▶ _BRIEF_: Keep pictures out. Copy exactly the lines from the one containing "Recreate this image" to the one containing "tempo = [i / 1000 for i in range(101)]", endpoints included.

▶ _DATA EXTRACT_:
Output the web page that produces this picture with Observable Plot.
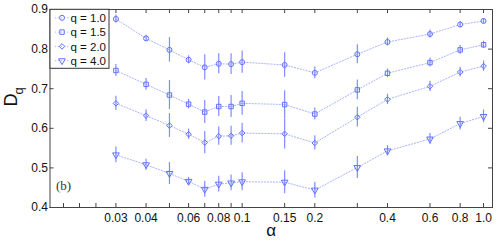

--

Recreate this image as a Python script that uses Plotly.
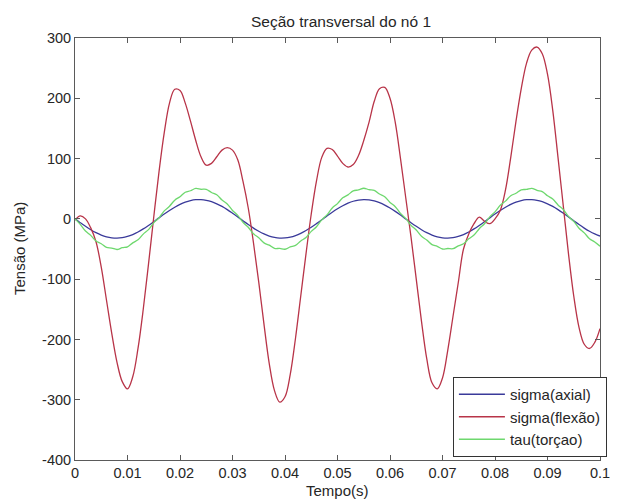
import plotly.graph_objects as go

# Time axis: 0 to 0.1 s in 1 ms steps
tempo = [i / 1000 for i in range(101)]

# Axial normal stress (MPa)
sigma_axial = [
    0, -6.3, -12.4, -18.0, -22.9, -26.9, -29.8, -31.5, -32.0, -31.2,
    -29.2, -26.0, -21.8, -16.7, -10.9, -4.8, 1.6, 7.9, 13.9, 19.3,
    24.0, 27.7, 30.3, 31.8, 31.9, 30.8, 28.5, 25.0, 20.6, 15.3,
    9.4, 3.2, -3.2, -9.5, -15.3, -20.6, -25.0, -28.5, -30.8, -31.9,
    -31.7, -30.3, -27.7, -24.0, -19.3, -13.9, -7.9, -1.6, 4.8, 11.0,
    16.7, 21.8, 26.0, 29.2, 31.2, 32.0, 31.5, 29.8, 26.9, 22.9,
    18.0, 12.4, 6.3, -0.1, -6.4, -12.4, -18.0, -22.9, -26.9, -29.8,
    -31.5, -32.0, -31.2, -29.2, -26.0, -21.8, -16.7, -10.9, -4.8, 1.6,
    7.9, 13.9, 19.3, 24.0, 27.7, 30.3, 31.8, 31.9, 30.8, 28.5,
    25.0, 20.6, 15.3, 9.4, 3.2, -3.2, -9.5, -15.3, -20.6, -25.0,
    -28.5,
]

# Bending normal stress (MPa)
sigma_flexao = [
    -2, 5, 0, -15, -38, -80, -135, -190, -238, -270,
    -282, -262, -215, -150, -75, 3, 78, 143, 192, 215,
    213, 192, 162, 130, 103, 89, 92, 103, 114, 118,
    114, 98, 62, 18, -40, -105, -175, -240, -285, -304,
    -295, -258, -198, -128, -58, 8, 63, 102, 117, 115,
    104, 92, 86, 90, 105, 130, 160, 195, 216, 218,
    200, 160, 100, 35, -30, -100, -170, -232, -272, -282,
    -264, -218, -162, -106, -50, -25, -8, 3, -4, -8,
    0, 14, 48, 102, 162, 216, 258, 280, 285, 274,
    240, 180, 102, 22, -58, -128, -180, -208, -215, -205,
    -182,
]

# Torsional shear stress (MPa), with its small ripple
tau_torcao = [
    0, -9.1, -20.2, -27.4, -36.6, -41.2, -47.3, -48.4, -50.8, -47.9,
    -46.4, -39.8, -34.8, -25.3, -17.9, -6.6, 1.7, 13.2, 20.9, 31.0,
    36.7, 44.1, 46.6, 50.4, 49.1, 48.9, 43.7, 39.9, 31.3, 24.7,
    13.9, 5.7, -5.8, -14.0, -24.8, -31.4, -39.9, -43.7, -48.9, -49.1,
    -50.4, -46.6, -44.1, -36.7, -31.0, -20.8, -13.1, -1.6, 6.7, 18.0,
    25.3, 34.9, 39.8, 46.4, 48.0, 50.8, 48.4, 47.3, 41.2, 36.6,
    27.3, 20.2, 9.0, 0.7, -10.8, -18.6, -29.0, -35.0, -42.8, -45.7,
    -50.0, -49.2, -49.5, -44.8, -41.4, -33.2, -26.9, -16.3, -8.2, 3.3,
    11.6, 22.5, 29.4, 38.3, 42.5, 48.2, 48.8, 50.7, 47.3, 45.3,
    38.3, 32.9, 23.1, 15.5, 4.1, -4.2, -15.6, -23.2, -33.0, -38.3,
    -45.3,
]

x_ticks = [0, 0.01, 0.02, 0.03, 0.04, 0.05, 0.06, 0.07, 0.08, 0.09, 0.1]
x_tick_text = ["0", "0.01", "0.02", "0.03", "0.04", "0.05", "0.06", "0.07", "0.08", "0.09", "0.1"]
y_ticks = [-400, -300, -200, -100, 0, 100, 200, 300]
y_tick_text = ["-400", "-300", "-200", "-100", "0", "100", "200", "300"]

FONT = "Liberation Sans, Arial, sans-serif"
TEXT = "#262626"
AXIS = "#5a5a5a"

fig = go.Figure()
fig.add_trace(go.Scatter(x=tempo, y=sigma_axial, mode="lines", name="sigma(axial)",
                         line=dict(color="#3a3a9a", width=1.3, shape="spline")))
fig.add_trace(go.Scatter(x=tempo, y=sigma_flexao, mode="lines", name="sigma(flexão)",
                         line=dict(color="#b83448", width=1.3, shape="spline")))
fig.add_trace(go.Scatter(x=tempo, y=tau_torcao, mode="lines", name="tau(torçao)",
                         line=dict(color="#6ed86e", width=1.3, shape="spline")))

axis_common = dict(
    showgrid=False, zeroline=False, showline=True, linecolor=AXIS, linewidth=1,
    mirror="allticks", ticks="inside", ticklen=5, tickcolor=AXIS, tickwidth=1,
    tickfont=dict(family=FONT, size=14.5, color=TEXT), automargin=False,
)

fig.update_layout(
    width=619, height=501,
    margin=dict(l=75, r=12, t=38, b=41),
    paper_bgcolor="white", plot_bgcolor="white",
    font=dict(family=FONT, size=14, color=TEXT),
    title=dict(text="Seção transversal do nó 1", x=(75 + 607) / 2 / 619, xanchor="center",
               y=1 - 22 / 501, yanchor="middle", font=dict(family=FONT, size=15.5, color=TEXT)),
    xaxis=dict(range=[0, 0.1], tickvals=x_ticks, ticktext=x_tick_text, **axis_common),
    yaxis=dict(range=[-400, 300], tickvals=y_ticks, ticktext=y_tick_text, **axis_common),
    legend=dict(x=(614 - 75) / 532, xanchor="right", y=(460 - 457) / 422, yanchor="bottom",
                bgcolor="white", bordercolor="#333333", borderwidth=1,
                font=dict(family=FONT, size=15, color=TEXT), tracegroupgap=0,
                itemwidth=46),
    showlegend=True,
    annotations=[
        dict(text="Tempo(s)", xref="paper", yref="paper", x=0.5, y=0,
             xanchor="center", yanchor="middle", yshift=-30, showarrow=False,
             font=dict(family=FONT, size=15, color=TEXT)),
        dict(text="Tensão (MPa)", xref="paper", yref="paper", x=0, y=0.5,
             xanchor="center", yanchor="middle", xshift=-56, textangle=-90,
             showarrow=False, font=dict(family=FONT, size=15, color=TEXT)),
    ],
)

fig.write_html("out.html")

==

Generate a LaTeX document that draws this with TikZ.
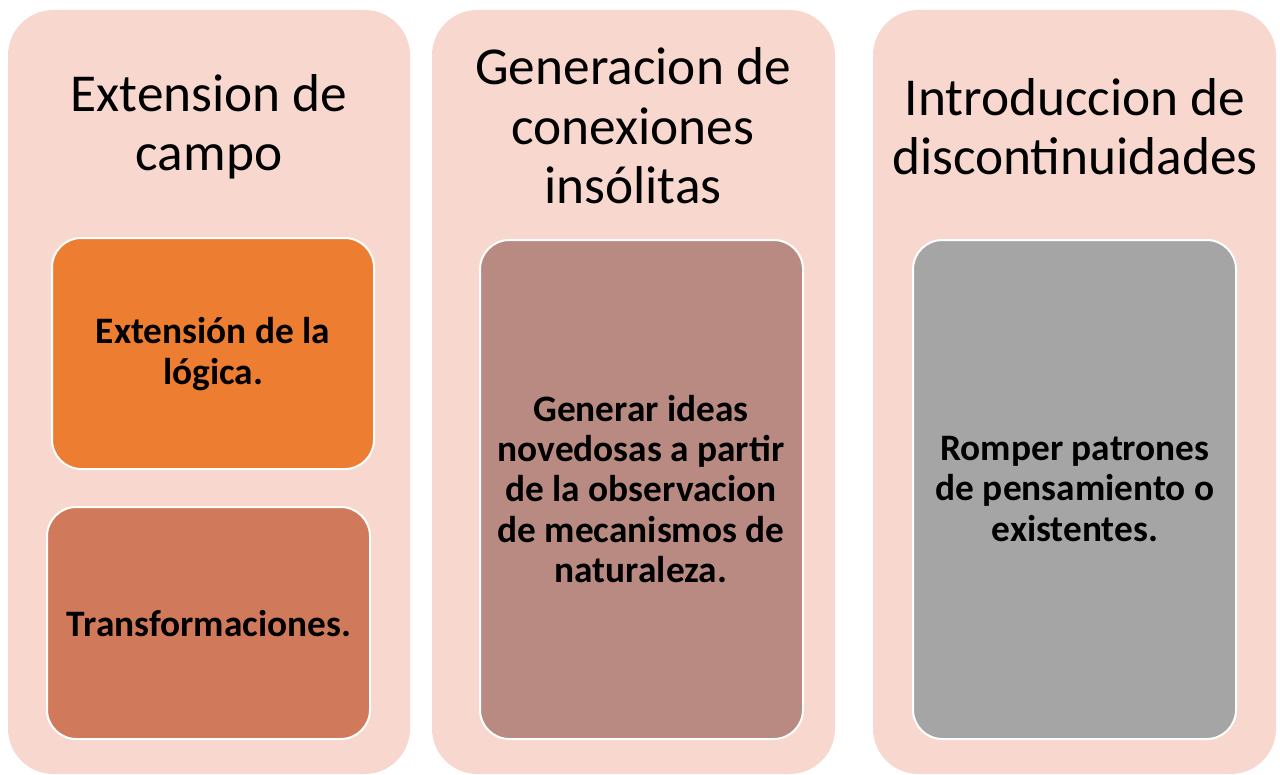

▶ _RESULT OF THE TASK_:
Recreate this image as a Python script that uses Plotly.
import plotly.graph_objects as go

# Time axis: 0 to 0.1 s in 1 ms steps
tempo = [i / 1000 for i in range(101)]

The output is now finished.